Direction:
Transcribe the material verbatim in full; the pictures do not belong in the copy.

Data extract:
++++++++++++++++++++
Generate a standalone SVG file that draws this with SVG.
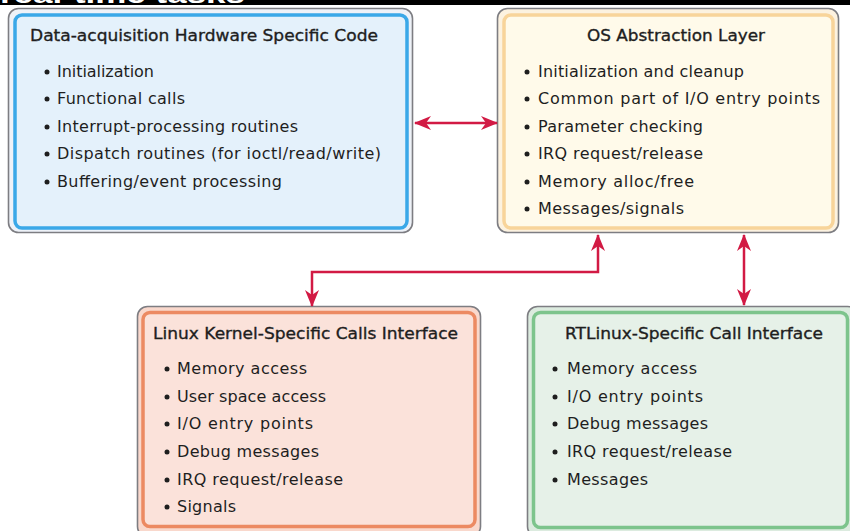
<svg xmlns="http://www.w3.org/2000/svg" width="850" height="531" viewBox="0 0 850 531">
<style>
.outer{stroke:#7d7d82;stroke-width:1.6}
.t{font-family:"DejaVu Sans",sans-serif;font-size:16px;fill:#1e1e1e}
.title{font-family:"DejaVu Sans",sans-serif;font-size:16px;fill:#1e1e1e;stroke:#1e1e1e;stroke-width:0.35}
.b{fill:#1e1e1e}
.conn{fill:none;stroke:#d21a44;stroke-width:2.5}
</style>
<defs>
<marker id="ah" viewBox="0 0 17 14" markerWidth="17" markerHeight="14" refX="16" refY="7" orient="auto-start-reverse" markerUnits="userSpaceOnUse">
<path d="M0,0 L17,7 L0,14 L5,7 Z" fill="#d21a44"/>
</marker>
</defs>
<rect x="0" y="0" width="850" height="5" fill="#000"/>
<text x="0" y="3" font-family="Liberation Sans, sans-serif" font-size="26" font-weight="bold" fill="#fff" textLength="245" lengthAdjust="spacingAndGlyphs">real-time tasks</text>
<rect x="0" y="5" width="850" height="3" fill="#fff"/>

<g id="hw-code">
<rect class="outer" x="8.5" y="8.5" width="404" height="224" rx="10" fill="#eef2f8"/>
<rect x="15" y="15" width="392" height="213" rx="7" fill="#e4f1fb" stroke="#3aa8e8" stroke-width="3.5"/>
<text class="title" x="30" y="41" textLength="348" lengthAdjust="spacingAndGlyphs">Data-acquisition Hardware Specific Code</text>
<circle class="b" cx="47" cy="72" r="2.5"/><text class="t" x="57" y="77" textLength="97">Initialization</text>
<circle class="b" cx="47" cy="99" r="2.5"/><text class="t" x="57" y="104" textLength="128">Functional calls</text>
<circle class="b" cx="47" cy="127" r="2.5"/><text class="t" x="57" y="132" textLength="241">Interrupt-processing routines</text>
<circle class="b" cx="47" cy="154" r="2.5"/><text class="t" x="57" y="159" textLength="324">Dispatch routines (for ioctl/read/write)</text>
<circle class="b" cx="47" cy="182" r="2.5"/><text class="t" x="57" y="187" textLength="225">Buffering/event processing</text>
</g>

<g id="os-layer">
<rect class="outer" x="497.5" y="8.5" width="341" height="224" rx="10" fill="#fcf2e0"/>
<rect x="504" y="15" width="329" height="213" rx="7" fill="#fffaea" stroke="#f8d49a" stroke-width="3.5"/>
<text class="title" x="587" y="41" textLength="178" lengthAdjust="spacingAndGlyphs">OS Abstraction Layer</text>
<circle class="b" cx="527" cy="72" r="2.5"/><text class="t" x="538" y="77" textLength="206">Initialization and cleanup</text>
<circle class="b" cx="527" cy="99" r="2.5"/><text class="t" x="538" y="104" textLength="282">Common part of I/O entry points</text>
<circle class="b" cx="527" cy="127" r="2.5"/><text class="t" x="538" y="132" textLength="165">Parameter checking</text>
<circle class="b" cx="527" cy="154" r="2.5"/><text class="t" x="538" y="159" textLength="165">IRQ request/release</text>
<circle class="b" cx="527" cy="182" r="2.5"/><text class="t" x="538" y="187" textLength="156">Memory alloc/free</text>
<circle class="b" cx="527" cy="209" r="2.5"/><text class="t" x="538" y="214" textLength="146">Messages/signals</text>
</g>

<g id="linux-kernel">
<rect class="outer" x="137.5" y="306.5" width="343" height="230" rx="10" fill="#f9d8cc"/>
<rect x="143" y="312.5" width="332" height="214" rx="7" fill="#fbe2da" stroke="#ec8a62" stroke-width="3.5"/>
<text class="title" x="153" y="339" textLength="305" lengthAdjust="spacingAndGlyphs">Linux Kernel-Specific Calls Interface</text>
<circle class="b" cx="167" cy="369" r="2.5"/><text class="t" x="177" y="374" textLength="130">Memory access</text>
<circle class="b" cx="167" cy="397" r="2.5"/><text class="t" x="177" y="402" textLength="149">User space access</text>
<circle class="b" cx="167" cy="424" r="2.5"/><text class="t" x="177" y="429" textLength="136">I/O entry points</text>
<circle class="b" cx="167" cy="452" r="2.5"/><text class="t" x="177" y="457" textLength="142">Debug messages</text>
<circle class="b" cx="167" cy="480" r="2.5"/><text class="t" x="177" y="485" textLength="166">IRQ request/release</text>
<circle class="b" cx="167" cy="507" r="2.5"/><text class="t" x="177" y="512" textLength="59">Signals</text>
</g>

<g id="rtlinux">
<rect class="outer" x="527.5" y="306.5" width="330" height="230" rx="10" fill="#dcebdf"/>
<rect x="533.5" y="312.5" width="314" height="215" rx="7" fill="#e6f1e8" stroke="#7dc48c" stroke-width="3.5"/>
<text class="title" x="565" y="339" textLength="258" lengthAdjust="spacingAndGlyphs">RTLinux-Specific Call Interface</text>
<circle class="b" cx="555" cy="369" r="2.5"/><text class="t" x="567" y="374" textLength="130">Memory access</text>
<circle class="b" cx="555" cy="397" r="2.5"/><text class="t" x="567" y="402" textLength="136">I/O entry points</text>
<circle class="b" cx="555" cy="424" r="2.5"/><text class="t" x="567" y="429" textLength="141">Debug messages</text>
<circle class="b" cx="555" cy="452" r="2.5"/><text class="t" x="567" y="457" textLength="165">IRQ request/release</text>
<circle class="b" cx="555" cy="480" r="2.5"/><text class="t" x="567" y="485" textLength="81">Messages</text>
</g>

<g id="connectors">
<path class="conn" d="M415,123 H497" marker-start="url(#ah)" marker-end="url(#ah)"/>
<path class="conn" d="M598,235 V272 H312 V306" marker-start="url(#ah)" marker-end="url(#ah)"/>
<path class="conn" d="M744,235 V305" marker-start="url(#ah)" marker-end="url(#ah)"/>
</g>
</svg>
++++++++++++++++++++
Answer for this exercise:
Generate a standalone SVG file that draws this with SVG.
<svg xmlns="http://www.w3.org/2000/svg" width="850" height="531" viewBox="0 0 850 531">
<style>
.outer{stroke:#7d7d82;stroke-width:1.6}
.t{font-family:"DejaVu Sans",sans-serif;font-size:16px;fill:#1e1e1e}
.title{font-family:"DejaVu Sans",sans-serif;font-size:16px;fill:#1e1e1e;stroke:#1e1e1e;stroke-width:0.35}
.b{fill:#1e1e1e}
.conn{fill:none;stroke:#d21a44;stroke-width:2.5}
</style>
<defs>
<marker id="ah" viewBox="0 0 17 14" markerWidth="17" markerHeight="14" refX="16" refY="7" orient="auto-start-reverse" markerUnits="userSpaceOnUse">
<path d="M0,0 L17,7 L0,14 L5,7 Z" fill="#d21a44"/>
</marker>
</defs>
<rect x="0" y="0" width="850" height="5" fill="#000"/>
<text x="0" y="3" font-family="Liberation Sans, sans-serif" font-size="26" font-weight="bold" fill="#fff" textLength="245" lengthAdjust="spacingAndGlyphs">real-time tasks</text>
<rect x="0" y="5" width="850" height="3" fill="#fff"/>

<g id="hw-code">
<rect class="outer" x="8.5" y="8.5" width="404" height="224" rx="10" fill="#eef2f8"/>
<rect x="15" y="15" width="392" height="213" rx="7" fill="#e4f1fb" stroke="#3aa8e8" stroke-width="3.5"/>
<text class="title" x="30" y="41" textLength="348" lengthAdjust="spacingAndGlyphs">Data-acquisition Hardware Specific Code</text>
<circle class="b" cx="47" cy="72" r="2.5"/><text class="t" x="57" y="77" textLength="97">Initialization</text>
<circle class="b" cx="47" cy="99" r="2.5"/><text class="t" x="57" y="104" textLength="128">Functional calls</text>
<circle class="b" cx="47" cy="127" r="2.5"/><text class="t" x="57" y="132" textLength="241">Interrupt-processing routines</text>
<circle class="b" cx="47" cy="154" r="2.5"/><text class="t" x="57" y="159" textLength="324">Dispatch routines (for ioctl/read/write)</text>
<circle class="b" cx="47" cy="182" r="2.5"/><text class="t" x="57" y="187" textLength="225">Buffering/event processing</text>
</g>

<g id="os-layer">
<rect class="outer" x="497.5" y="8.5" width="341" height="224" rx="10" fill="#fcf2e0"/>
<rect x="504" y="15" width="329" height="213" rx="7" fill="#fffaea" stroke="#f8d49a" stroke-width="3.5"/>
<text class="title" x="587" y="41" textLength="178" lengthAdjust="spacingAndGlyphs">OS Abstraction Layer</text>
<circle class="b" cx="527" cy="72" r="2.5"/><text class="t" x="538" y="77" textLength="206">Initialization and cleanup</text>
<circle class="b" cx="527" cy="99" r="2.5"/><text class="t" x="538" y="104" textLength="282">Common part of I/O entry points</text>
<circle class="b" cx="527" cy="127" r="2.5"/><text class="t" x="538" y="132" textLength="165">Parameter checking</text>
<circle class="b" cx="527" cy="154" r="2.5"/><text class="t" x="538" y="159" textLength="165">IRQ request/release</text>
<circle class="b" cx="527" cy="182" r="2.5"/><text class="t" x="538" y="187" textLength="156">Memory alloc/free</text>
<circle class="b" cx="527" cy="209" r="2.5"/><text class="t" x="538" y="214" textLength="146">Messages/signals</text>
</g>

<g id="linux-kernel">
<rect class="outer" x="137.5" y="306.5" width="343" height="230" rx="10" fill="#f9d8cc"/>
<rect x="143" y="312.5" width="332" height="214" rx="7" fill="#fbe2da" stroke="#ec8a62" stroke-width="3.5"/>
<text class="title" x="153" y="339" textLength="305" lengthAdjust="spacingAndGlyphs">Linux Kernel-Specific Calls Interface</text>
<circle class="b" cx="167" cy="369" r="2.5"/><text class="t" x="177" y="374" textLength="130">Memory access</text>
<circle class="b" cx="167" cy="397" r="2.5"/><text class="t" x="177" y="402" textLength="149">User space access</text>
<circle class="b" cx="167" cy="424" r="2.5"/><text class="t" x="177" y="429" textLength="136">I/O entry points</text>
<circle class="b" cx="167" cy="452" r="2.5"/><text class="t" x="177" y="457" textLength="142">Debug messages</text>
<circle class="b" cx="167" cy="480" r="2.5"/><text class="t" x="177" y="485" textLength="166">IRQ request/release</text>
<circle class="b" cx="167" cy="507" r="2.5"/><text class="t" x="177" y="512" textLength="59">Signals</text>
</g>

<g id="rtlinux">
<rect class="outer" x="527.5" y="306.5" width="330" height="230" rx="10" fill="#dcebdf"/>
<rect x="533.5" y="312.5" width="314" height="215" rx="7" fill="#e6f1e8" stroke="#7dc48c" stroke-width="3.5"/>
<text class="title" x="565" y="339" textLength="258" lengthAdjust="spacingAndGlyphs">RTLinux-Specific Call Interface</text>
<circle class="b" cx="555" cy="369" r="2.5"/><text class="t" x="567" y="374" textLength="130">Memory access</text>
<circle class="b" cx="555" cy="397" r="2.5"/><text class="t" x="567" y="402" textLength="136">I/O entry points</text>
<circle class="b" cx="555" cy="424" r="2.5"/><text class="t" x="567" y="429" textLength="141">Debug messages</text>
<circle class="b" cx="555" cy="452" r="2.5"/><text class="t" x="567" y="457" textLength="165">IRQ request/release</text>
<circle class="b" cx="555" cy="480" r="2.5"/><text class="t" x="567" y="485" textLength="81">Messages</text>
</g>

<g id="connectors">
<path class="conn" d="M415,123 H497" marker-start="url(#ah)" marker-end="url(#ah)"/>
<path class="conn" d="M598,235 V272 H312 V306" marker-start="url(#ah)" marker-end="url(#ah)"/>
<path class="conn" d="M744,235 V305" marker-start="url(#ah)" marker-end="url(#ah)"/>
</g>
</svg>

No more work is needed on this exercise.